#### [Work to complete]
Copy each line below that contains "script".

Data entries:
------------------------------------------------------------
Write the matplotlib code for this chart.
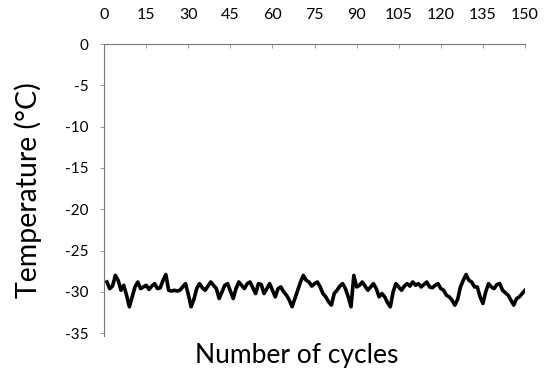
import numpy as np
import matplotlib
matplotlib.use("Agg")
import matplotlib.pyplot as plt

plt.rcParams['font.family'] = ['Lato', 'DejaVu Sans']

cycles = list(range(1, 151))
temps = [
    -28.8, -29.6, -29.3, -28.0, -28.6, -29.8, -29.2, -30.4, -31.8, -30.6,
    -29.4, -28.8, -29.6, -29.4, -29.2, -29.7, -29.3, -29.0, -29.6, -29.5,
    -28.6, -27.9, -29.8, -29.9, -29.8, -29.9, -29.8, -29.4, -29.0, -30.3,
    -31.8, -30.9, -29.6, -29.0, -29.5, -29.8, -29.3, -28.8, -29.2, -29.6,
    -30.8, -30.0, -29.2, -29.0, -29.9, -30.8, -29.6, -28.8, -29.2, -29.6,
    -29.0, -28.8, -29.5, -30.2, -29.0, -29.1, -30.2, -29.6, -29.0, -29.8,
    -30.6, -29.6, -29.4, -30.0, -30.4, -31.0, -31.8, -30.8, -29.8, -28.8,
    -28.0, -28.6, -28.8, -29.3, -29.0, -28.8, -29.4, -30.2, -30.6, -31.2,
    -31.6, -30.2, -29.8, -29.3, -29.0, -29.6, -30.6, -31.8, -28.0, -29.4,
    -29.2, -28.8, -29.3, -29.8, -29.4, -29.0, -29.6, -30.6, -30.2, -30.6,
    -31.3, -31.8, -30.0, -29.0, -29.4, -29.8, -29.3, -29.0, -29.3, -28.8,
    -29.2, -29.0, -29.4, -29.1, -28.8, -29.4, -29.5, -29.2, -29.0, -29.6,
    -29.8, -30.4, -30.6, -31.0, -31.6, -30.9, -29.4, -28.6, -27.9, -28.6,
    -28.8, -29.4, -29.4, -30.6, -31.4, -30.0, -29.0, -29.4, -29.6, -29.1,
    -29.0, -29.8, -30.1, -30.4, -31.0, -31.6, -30.8, -30.6, -30.2, -29.8,
]
xticks = list(range(0, 151, 15))
yticks = list(range(0, -36, -5))

fig = plt.figure(figsize=(5.48, 3.73), dpi=100)
ax = fig.add_axes([0.19, 0.1, 0.768, 0.782])

ax.plot(cycles, temps, color='black', lw=2.6)

ax.set_xlim(0, 150)
ax.set_ylim(-35.3, 0)
ax.set_xticks(xticks)
ax.set_yticks(yticks)
ax.set_yticklabels([str(t) for t in yticks])

ax.xaxis.tick_top()
ax.tick_params(axis='x', direction='in', length=3, width=0.6, color='#888888',
               labelsize=11.5, pad=16)
ax.tick_params(axis='y', direction='out', length=3, width=0.6, color='#888888',
               labelsize=11, pad=8)

for side in ['right', 'bottom']:
    ax.spines[side].set_visible(False)
for side in ['left', 'top']:
    ax.spines[side].set_linestyle((0, (1, 1)))
    ax.spines[side].set_color('#777777')
    ax.spines[side].set_linewidth(0.8)

fig.text(0.542, 0.048, 'Number of cycles', ha='center', va='center', fontsize=19)
fig.text(0.052, 0.49, 'Temperature (°C)', ha='center', va='center',
         rotation=90, fontsize=20.5)

fig.savefig('out.png', dpi=100)
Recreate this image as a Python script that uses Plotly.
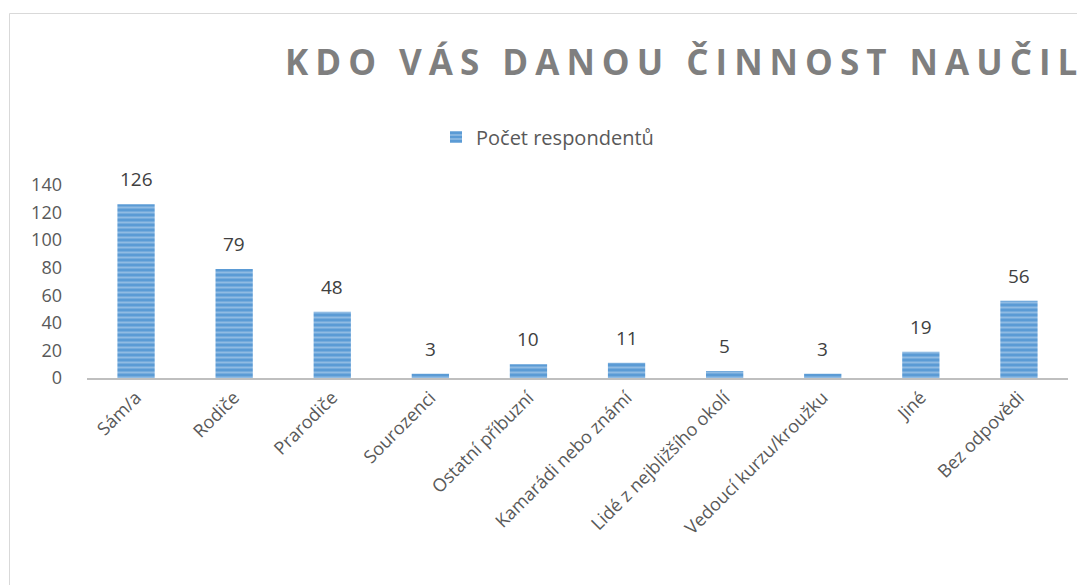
import plotly.graph_objects as go

categories = ["Sám/a", "Rodiče", "Prarodiče", "Sourozenci", "Ostatní příbuzní",
              "Kamarádi nebo známí", "Lidé z nejbližšího okolí", "Vedoucí kurzu/kroužku",
              "Jiné", "Bez odpovědi"]
values = [126, 79, 48, 3, 10, 11, 5, 3, 19, 56]
series_name = "Počet respondentů"
title_text = "KDO VÁS DANOU ČINNOST NAUČIL"

OFF = 8  # page body margin
W, H = 1085 - OFF, 585 - OFF
# desired plot area in page pixels: x 87..1068, y 185..378
L = 87 - OFF
R = W - (1068 - OFF)
T = 185 - OFF
B = H - (378 - OFF)
pw = W - L - R
ph = H - T - B

def px_x(x):
    return (x - OFF - L) / pw

def px_y(y):
    return (H - B - (y - OFF)) / ph

fig = go.Figure()
fig.add_trace(go.Bar(
    x=categories, y=values, name=series_name,
    marker=dict(
        color="#5B9BD5",
        pattern=dict(shape="-", fillmode="overlay", fgcolor="#C5DCF1", size=5, solidity=0.4),
        line=dict(width=0),
    ),
    width=0.38,
    showlegend=True,
))

for c, v in zip(categories, values):
    fig.add_annotation(x=c, y=v, text=str(v), showarrow=False, yanchor="bottom", yshift=10,
                       font=dict(family="Open Sans", size=19, color="#404040"))

fig.update_layout(
    width=W, height=H,
    margin=dict(l=L, r=R, t=T, b=B, autoexpand=False),
    paper_bgcolor="white", plot_bgcolor="white",
    font=dict(family="Open Sans", color="#595959"),
    showlegend=True,
    legend=dict(orientation="h", x=px_x(436), xanchor="left", y=px_y(137), yanchor="middle",
                font=dict(family="Open Sans", size=20, color="#595959"),
                bgcolor="rgba(0,0,0,0)"),
    xaxis=dict(showgrid=False, showline=True, linecolor="#BFBFBF", linewidth=2,
               tickangle=-45, ticks="", automargin=False,
               tickfont=dict(family="Open Sans", size=18, color="#595959"),
               range=[-0.5, 9.5]),
    yaxis=dict(range=[0, 140], dtick=20, showgrid=False, zeroline=False, showline=False,
               ticks="", automargin=False,
               tickfont=dict(family="Open Sans", size=18, color="#595959"),
               ticklabelstandoff=24),
    bargap=0.62,
)

fig.add_annotation(
    xref="paper", yref="paper", x=px_x(283), y=px_y(62), xanchor="left", yanchor="middle",
    text='<span style="letter-spacing:7px">' + "<b>" + title_text + "</b></span>",
    showarrow=False,
    font=dict(family="Open Sans", size=35, color="#7F7F7F"),
)

fig.add_shape(type="rect", xref="paper", yref="paper",
              x0=px_x(9.5), x1=px_x(1100), y0=px_y(13.5), y1=px_y(600),
              line=dict(color="#D9D9D9", width=1), fillcolor="rgba(0,0,0,0)", layer="below")

fig.write_html("out.html")
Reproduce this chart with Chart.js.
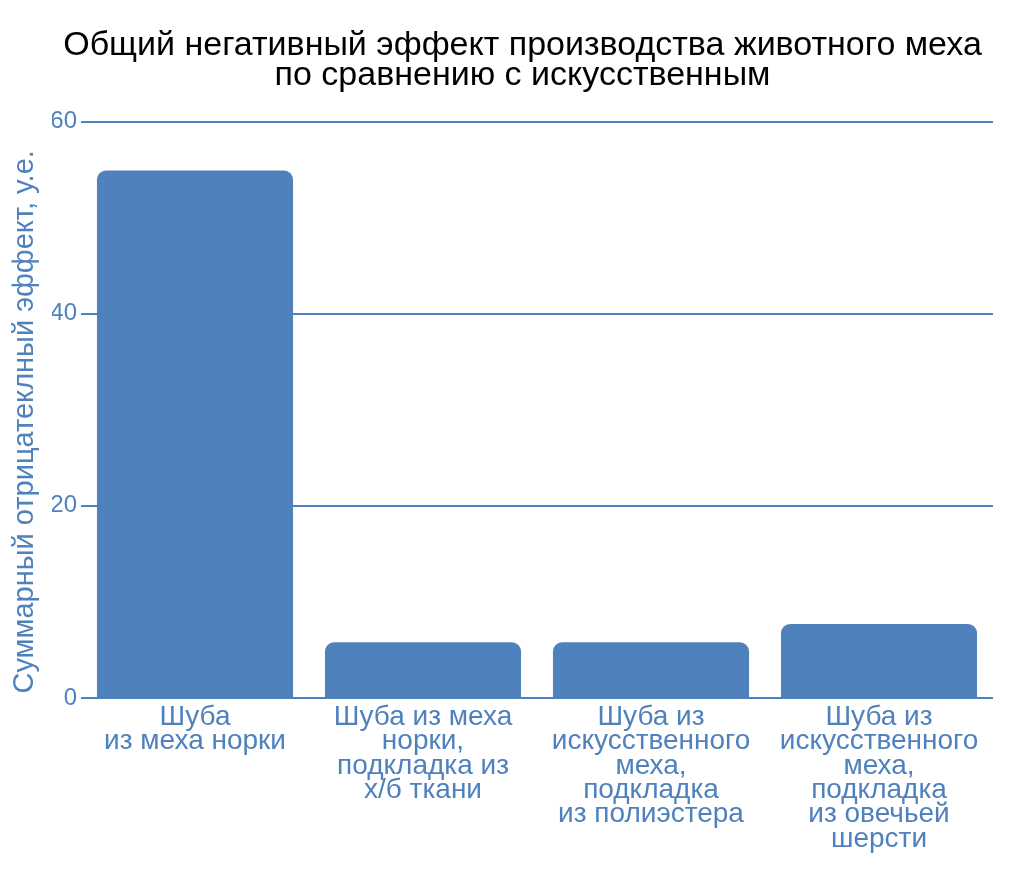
<!DOCTYPE html>
<html>
<head>
<meta charset="utf-8">
<script src="https://cdn.jsdelivr.net/npm/chart.js@4"></script>
<style>
html,body{margin:0;padding:0;background:#fff;}
#wrap{width:1024px;height:869px;position:relative;}
</style>
</head>
<body>
<div id="wrap"><canvas id="c" width="1024" height="869"></canvas></div>
<script>
const categories = [
  ["Шуба", "из меха норки"],
  ["Шуба из меха", "норки,", "подкладка из", "х/б ткани"],
  ["Шуба из", "искусственного", "меха,", "подкладка", "из полиэстера"],
  ["Шуба из", "искусственного", "меха,", "подкладка", "из овечьей", "шерсти"]
];
const values = [54.9, 5.8, 5.8, 7.7];
const titleLines = ["Общий негативный эффект производства животного меха", "по сравнению с искусственным"];
const yAxisTitle = "Суммарный отрицатеклный эффект, у.е.   ";
const yTicks = [0, 20, 40, 60];

const BLUE = "#4f81bd";
const FONT = "'Liberation Sans', Arial, sans-serif";

new Chart(document.getElementById('c'), {
  type: 'bar',
  data: {
    labels: categories,
    datasets: [{
      data: values,
      backgroundColor: BLUE,
      borderWidth: 0,
      borderRadius: 9,
      barPercentage: 0.86,
      categoryPercentage: 1.0
    }]
  },
  options: {
    responsive: false,
    animation: false,
    devicePixelRatio: 1,
    layout: { padding: { left: 52, right: 31, top: 0, bottom: 0 } },
    plugins: {
      legend: { display: false },
      tooltip: { enabled: false },
      title: {
        display: true,
        text: titleLines,
        color: '#000',
        font: { family: FONT, size: 34, weight: 'normal', lineHeight: 0.9 },
        padding: { top: 30, bottom: 30.3 }
      }
    },
    scales: {
      x: {
        grid: { display: false, drawTicks: false },
        border: { display: false },
        ticks: {
          color: BLUE,
          font: { family: FONT, size: 28, lineHeight: 0.87 },
          padding: 7,
          maxRotation: 0,
          autoSkip: false
        },
        afterFit: function(s) { s.height = 171; }
      },
      y: {
        min: 0,
        max: 60,
        afterBuildTicks: function(s) { s.ticks = yTicks.map(v => ({ value: v })); },
        grid: { color: BLUE, lineWidth: 2, drawTicks: false },
        border: { display: false },
        ticks: {
          color: BLUE,
          font: { family: FONT, size: 24 },
          padding: 4
        },
        title: {
          display: true,
          text: yAxisTitle,
          color: BLUE,
          font: { family: FONT, size: 29, weight: 'normal', lineHeight: 1.2 },
          padding: { top: -44, bottom: 0 }
        },
        afterFit: function(s) { s.width = 29; }
      }
    }
  }
});
</script>
</body>
</html>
------------------------------------------------------------
#### [The solution]
Recreate this image as a Python script that uses Plotly.
<script src="https://cdn.jsdelivr.net/npm/chart.js@4"></script>
<script>
</script>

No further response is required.